Gaza conflict underlines Obama's Middle East dilemma

The new eruption of violence between Israel and Palestinian militants from Gaza is a stark reminder for newly re-elected President Barack Obama of unfinished business from his first term.

Obama’s first trip after securing the White House was to Southeast Asia, underlining his determination to “pivot” US foreign policy away from Middle East woes and towards challenges and opportunities in the Pacific.

But, even has he tours Myanmar and Malaysia, Obama has once again been forced to keep up-to-date with goings on in Gaza, where Israeli strikes have killed more than 100 Palestinians within the last six days.

Washington has made it clear that it blames the Palestinian movement Hamas for the escalation, insisting that Israel has the right to defend itself from rocket attacks fired out of Gaza at civilian Israeli targets.

But Obama is also keen that the violence not get out of control, as the tension has made the delicate task of reorienting US regional policy in the wake of the Arab Spring revolts even more complicated.

“The president has been updated regularly,” deputy White House national security adviser Ben Rhodes told reporters aboard Air Force One on the way to Cambodia from Myanmar.

Earlier, on a stop in Bangkok, Obama said: “Israel has every right to expect it does not have missiles fired into its territory. If that can be accomplished without a ramping up of military activity in Gaza, that is preferable.

“That is not just preferable for the people of Gaza, it is also preferable for Israelis because if Israeli troops are in Gaza, they are much more at risk of incurring fatalities or being wounded,” he said.

The raids, launched after Gaza-based militants fired rockets into Israel, are the most widespread in the Strip since the December 2008 to January 2009 Israeli offensive that claimed the lives of 1,400 Palestinians.

When he first took office in January 2009, Obama promised to put the Mideast peace process back on track. He gave a landmark speech in Cairo, seen as reaching out a hand to the Muslim world.

Obama hosted Israeli Prime Minister Benjamin Netanyahu and Palestinian President Mahmud Abbas at the White House in September 2010.

But talks fell apart three months later over the issue of Israeli settlements on territory Israel occupied during the 1967 Six Day War.

Meanwhile, with the Israeli-Palestinian peace process effectively stalled, the wider region has seen a series of revolts that have, in some cases, brought Islamist governments to power, in others triggered violent conflict.

In the process, prominent US allies have been ousted.

Most prominent perhaps was Egyptian president Hosni Mubarak — a friend of Washington and a guarantor of the Camp David Accords.

His successor, Mohamed Morsi, sprang from the Islamist Muslim Brotherhood of which Hamas is an offshoot.

Obama spoke with Morsi twice last week to ask him to step in.

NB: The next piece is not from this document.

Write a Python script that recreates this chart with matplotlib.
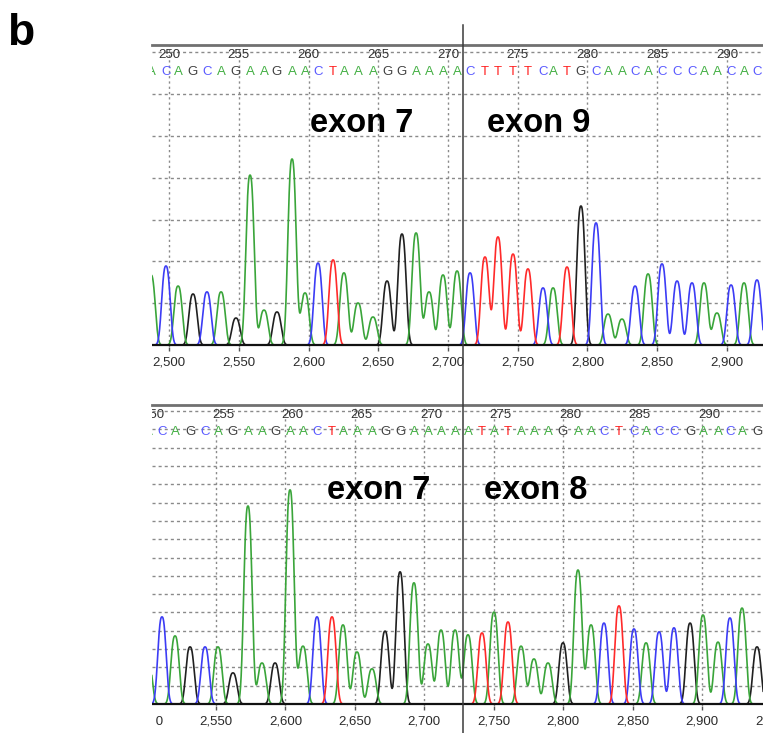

He reiterated the message again in a call on Monday.

“The administration recognizes the Egyptian government is in the best position to broker a ceasefire between Israel and Hamas,” said Haim Malka of the Center for Strategic and International Studies.

“They’re looking for the Egyptians to play a major role in mediating the end of the current crisis.”

At the State Department, spokeswoman Victoria Nuland refused to be drawn on whether Egypt was doing enough.

“I don’t think it’s helpful from this podium for us to be getting into the details of those conversations or to be giving individual interlocutors a grade on how they are doing,” she said.

Jonathan Schanzer, vice-president of research at the Foundation for Defense of Democracies, sees the conflict in Gaza as proxy war between Iran — under fire for its nuclear program — and the West.

“The fact that the United States and many European countries appear to give to Israel a green light to operate inside Gaza has something to do with the fact that we are now in a worldwide battle against Iran,” he said.

“This is very much seen as a part of the strategic calculus from the West to say ‘Yes, get rid of the Iranian nodes inside Gaza and make it clear that Iran cannot operate there’.”

Domestically, more than four times as many Americans — 59 percent — support Israel compared with 13 percent who side with the Palestinians, according to a CNN-ORC International poll.